— Problem to work on —
Quote the listing in full, exactly as given, minus any pictures.

================================

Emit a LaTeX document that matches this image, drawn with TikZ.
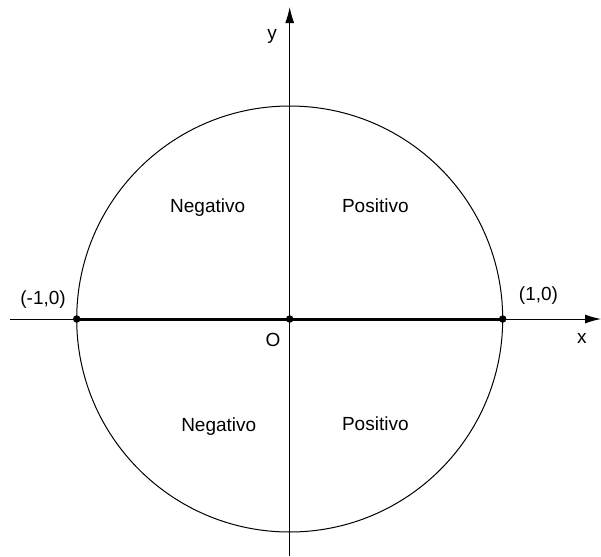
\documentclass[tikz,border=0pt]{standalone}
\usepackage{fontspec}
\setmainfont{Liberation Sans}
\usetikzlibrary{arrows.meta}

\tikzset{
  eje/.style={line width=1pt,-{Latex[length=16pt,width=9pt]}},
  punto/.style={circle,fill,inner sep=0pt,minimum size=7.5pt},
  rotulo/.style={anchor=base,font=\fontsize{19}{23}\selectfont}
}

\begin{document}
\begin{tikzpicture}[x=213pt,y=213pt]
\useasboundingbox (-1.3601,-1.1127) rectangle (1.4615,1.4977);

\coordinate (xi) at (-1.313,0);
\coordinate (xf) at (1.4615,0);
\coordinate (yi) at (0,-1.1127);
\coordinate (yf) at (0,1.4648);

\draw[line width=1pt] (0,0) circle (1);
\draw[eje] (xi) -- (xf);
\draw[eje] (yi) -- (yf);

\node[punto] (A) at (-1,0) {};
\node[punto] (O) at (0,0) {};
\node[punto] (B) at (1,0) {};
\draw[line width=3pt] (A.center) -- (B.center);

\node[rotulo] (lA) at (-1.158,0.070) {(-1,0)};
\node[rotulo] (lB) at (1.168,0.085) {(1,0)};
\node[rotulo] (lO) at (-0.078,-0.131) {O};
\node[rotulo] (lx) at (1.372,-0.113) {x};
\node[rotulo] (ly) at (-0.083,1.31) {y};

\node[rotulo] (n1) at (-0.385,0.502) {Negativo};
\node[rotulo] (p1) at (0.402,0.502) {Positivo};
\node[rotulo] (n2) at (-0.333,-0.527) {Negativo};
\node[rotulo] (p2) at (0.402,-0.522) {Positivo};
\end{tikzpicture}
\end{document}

================================

— Complete output —
Emit a LaTeX document that matches this image, drawn with TikZ.
\documentclass[tikz,border=0pt]{standalone}
\usepackage{fontspec}
\setmainfont{Liberation Sans}
\usetikzlibrary{arrows.meta}

\tikzset{
  eje/.style={line width=1pt,-{Latex[length=16pt,width=9pt]}},
  punto/.style={circle,fill,inner sep=0pt,minimum size=7.5pt},
  rotulo/.style={anchor=base,font=\fontsize{19}{23}\selectfont}
}

\begin{document}
\begin{tikzpicture}[x=213pt,y=213pt]
\useasboundingbox (-1.3601,-1.1127) rectangle (1.4615,1.4977);

\coordinate (xi) at (-1.313,0);
\coordinate (xf) at (1.4615,0);
\coordinate (yi) at (0,-1.1127);
\coordinate (yf) at (0,1.4648);

\draw[line width=1pt] (0,0) circle (1);
\draw[eje] (xi) -- (xf);
\draw[eje] (yi) -- (yf);

\node[punto] (A) at (-1,0) {};
\node[punto] (O) at (0,0) {};
\node[punto] (B) at (1,0) {};
\draw[line width=3pt] (A.center) -- (B.center);

\node[rotulo] (lA) at (-1.158,0.070) {(-1,0)};
\node[rotulo] (lB) at (1.168,0.085) {(1,0)};
\node[rotulo] (lO) at (-0.078,-0.131) {O};
\node[rotulo] (lx) at (1.372,-0.113) {x};
\node[rotulo] (ly) at (-0.083,1.31) {y};

\node[rotulo] (n1) at (-0.385,0.502) {Negativo};
\node[rotulo] (p1) at (0.402,0.502) {Positivo};
\node[rotulo] (n2) at (-0.333,-0.527) {Negativo};
\node[rotulo] (p2) at (0.402,-0.522) {Positivo};
\end{tikzpicture}
\end{document}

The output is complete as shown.